On my one day off from the shelters, I did a consulting job for LifeEra with one of the local gas companies. Katrina had affected three of their facilities, and the company had moved over forty employees and their families to Houma, renting them apartments and furniture. A week later, with their husbands back at work, and their children enrolled in school, the wives were starting to show symptoms from their traumatic experiences.

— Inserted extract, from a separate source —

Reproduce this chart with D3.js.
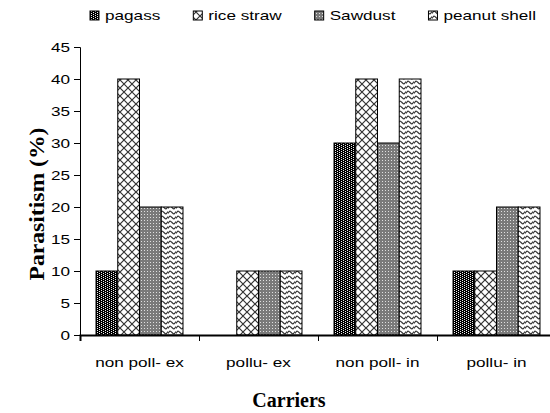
<!DOCTYPE html>
<html>
  <head>
    <script src="https://d3js.org/d3.v7.min.js"></script>
    <style>
      body { margin: 0; background: #fff; }
      .sans { font-family: "Liberation Sans", Arial, sans-serif; font-size: 12px; fill: #000; }
      .title { font-family: "Liberation Serif", "Times New Roman", serif; font-weight: bold; font-size: 20px; fill: #000; }
    </style>
  </head>
  <body>
    <svg width="550" height="413"></svg>
    <script>
      const categories = ["non poll- ex", "pollu- ex", "non poll- in", "pollu- in"];
      const seriesNames = ["pagass", "rice straw", "Sawdust", "peanut shell"];
      const pagass = [10, 0, 30, 10];
      const riceStraw = [40, 10, 40, 10];
      const sawdust = [20, 10, 30, 20];
      const peanutShell = [20, 10, 40, 20];
      const yTicks = [0, 5, 10, 15, 20, 25, 30, 35, 40, 45];
      const seriesValues = [pagass, riceStraw, sawdust, peanutShell];

      const stretch = 1.43;
      const svg = d3.select("svg");
      const defs = svg.append("defs");

      // fill patterns
      const p1 = defs.append("pattern").attr("id", "pat0")
        .attr("patternUnits", "userSpaceOnUse").attr("width", 4).attr("height", 2);
      p1.append("rect").attr("width", 4).attr("height", 2).attr("fill", "#000");
      p1.append("rect").attr("x", 1).attr("y", 0).attr("width", 1).attr("height", 1).attr("fill", "#eee");
      p1.append("rect").attr("x", 3).attr("y", 1).attr("width", 1).attr("height", 1).attr("fill", "#eee");

      const p2 = defs.append("pattern").attr("id", "pat1")
        .attr("patternUnits", "userSpaceOnUse").attr("width", 8).attr("height", 8);
      p2.append("rect").attr("width", 8).attr("height", 8).attr("fill", "#fff");
      p2.append("path").attr("d", "M0,0L8,8M8,0L0,8")
        .attr("stroke", "#333").attr("stroke-width", 1.2);

      const p3 = defs.append("pattern").attr("id", "pat2")
        .attr("patternUnits", "userSpaceOnUse").attr("width", 3).attr("height", 3);
      p3.append("rect").attr("width", 3).attr("height", 3).attr("fill", "#7a7a7a");
      p3.append("rect").attr("x", 1).attr("y", 1).attr("width", 1).attr("height", 1).attr("fill", "#e0e0e0");

      const p4 = defs.append("pattern").attr("id", "pat3")
        .attr("patternUnits", "userSpaceOnUse").attr("width", 8).attr("height", 5);
      p4.append("rect").attr("width", 8).attr("height", 5).attr("fill", "#fff");
      p4.append("path").attr("d", "M0,3.5C2,0.5 2,0.5 4,2.5S6,4.5 8,1.5")
        .attr("fill", "none").attr("stroke", "#333").attr("stroke-width", 1.1);

      const x0 = d3.scaleBand().domain(categories).range([80, 556]).padding(0);
      const x1 = d3.scaleBand().domain(seriesNames).range([16, x0.bandwidth() - 16]);
      const y = d3.scaleLinear().domain([0, 45]).range([335, 47]);

      // bars
      const groups = svg.append("g").selectAll("g")
        .data(categories)
        .join("g")
          .attr("transform", d => `translate(${x0(d)},0)`);
      groups.selectAll("rect")
        .data((c, ci) => seriesNames.map((s, si) => ({s, si, v: seriesValues[si][ci]})))
        .join("rect")
          .filter(d => d.v > 0)
          .attr("x", d => x1(d.s))
          .attr("y", d => y(d.v))
          .attr("width", x1.bandwidth())
          .attr("height", d => y(0) - y(d.v))
          .attr("fill", d => `url(#pat${d.si})`)
          .attr("stroke", "#000")
          .attr("stroke-width", 1);

      // y axis
      const yAxisG = svg.append("g")
        .attr("transform", "translate(80,0)")
        .call(d3.axisLeft(y).tickValues(yTicks).tickSizeOuter(0).tickSize(6));
      yAxisG.selectAll("path, line").attr("stroke", "#000");
      yAxisG.selectAll("text")
        .attr("class", "sans")
        .attr("x", 0)
        .attr("dy", "0.35em")
        .attr("transform", `translate(-10,0) scale(${stretch},1)`);

      // x axis
      const xBound = d3.scaleLinear().domain([0, 4]).range([80, 556]);
      const xAxisG = svg.append("g")
        .attr("transform", "translate(0,335)")
        .call(d3.axisBottom(xBound).ticks(4).tickFormat("").tickSizeOuter(0).tickSize(6));
      xAxisG.selectAll("path, line").attr("stroke", "#000");
      xAxisG.select(".domain").attr("stroke-width", 2);

      svg.append("g").selectAll("text")
        .data(categories)
        .join("text")
          .attr("class", "sans")
          .attr("text-anchor", "middle")
          .attr("transform", d => `translate(${x0(d) + x0.bandwidth() / 2},367) scale(${stretch},1)`)
          .text(d => d);

      // axis titles
      svg.append("text")
        .attr("class", "title")
        .attr("text-anchor", "middle")
        .attr("font-size", 18)
        .attr("transform", "translate(44,204) rotate(-90)")
        .attr("textLength", 153)
        .attr("lengthAdjust", "spacingAndGlyphs")
        .text("Parasitism (%)");
      svg.append("text")
        .attr("class", "title")
        .attr("text-anchor", "middle")
        .attr("x", 289)
        .attr("y", 407)
        .text("Carriers");

      // legend
      const legend = svg.append("g");
      let lx = 90;
      seriesNames.forEach((s, i) => {
        legend.append("rect")
          .attr("x", lx).attr("y", 11)
          .attr("width", 9).attr("height", 9)
          .attr("fill", `url(#pat${i})`)
          .attr("stroke", "#000");
        const t = legend.append("text")
          .attr("class", "sans")
          .attr("transform", `translate(${lx + 15},20) scale(${stretch},1)`)
          .text(s);
        lx += 15 + t.node().getComputedTextLength() * stretch + 33;
      });
    </script>
  </body>
</html>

We gathered at a restaurant where the company provided a wonderful meal. Many of the women were strangers to each other, and I hoped the meeting would bond them into a supportive network. After lunch, I had them share their experiences. The power went out, and the room grew hot. But, engrossed in each other’s stories, no one left. Before the hurricane, most of these families had evacuated. Having been through many previous hurricane warnings, the families had become blasé about them. Thus, they only packed enough clothes for two days. When the levees broke, sweeping away their homes, all they had left were the meager possessions they’d taken with them.
I’ll never forget the words of one woman, whose brief statement of pain summarized much of the women’s experiences. “For twenty years we’ve scrimped and saved to build a good life for ourselves,” she said, breaking into tears. “We had a nice house and two cars. But that’s all gone. We lost everything. Now we have to start all over.”
But there were some wonderful moments as well. One day a man came up to me saying, “I’m so happy, I just have to hug you.” He told me that the Red Cross had located his elderly mother. She was in good health at a shelter in Texas. His feet danced with excitement, and his eyes were full of tears of gratitude. He praised all the people who were reaching out to help the evacuees. As I rejoiced with him, he said something that touched me deeply. “You never really know what love is until you lose everything.”
Two weeks after I’d returned from Louisiana, I woke up from a night of dreams about the shelters. While these weren’t bad dreams, I was surprised by their intensity so long after my return.
In a strange way, I welcomed my dreams. I was back at the shelters at Nicholls, able to interact with the people I cared about, some of whom I logically knew had relocated. But we were reunited in the convoluted way of dreams, and I was comforted by being there, having power to help and change things, no longer helplessly wondering what was happening to those I’d left behind. Suddenly, I could do more than just pray for their well-being. I could interact with them.
When I awoke, I was left with an odd combination of contentment and nostalgia. My experiences in Louisiana had obviously left a deep imprint on my subconscious.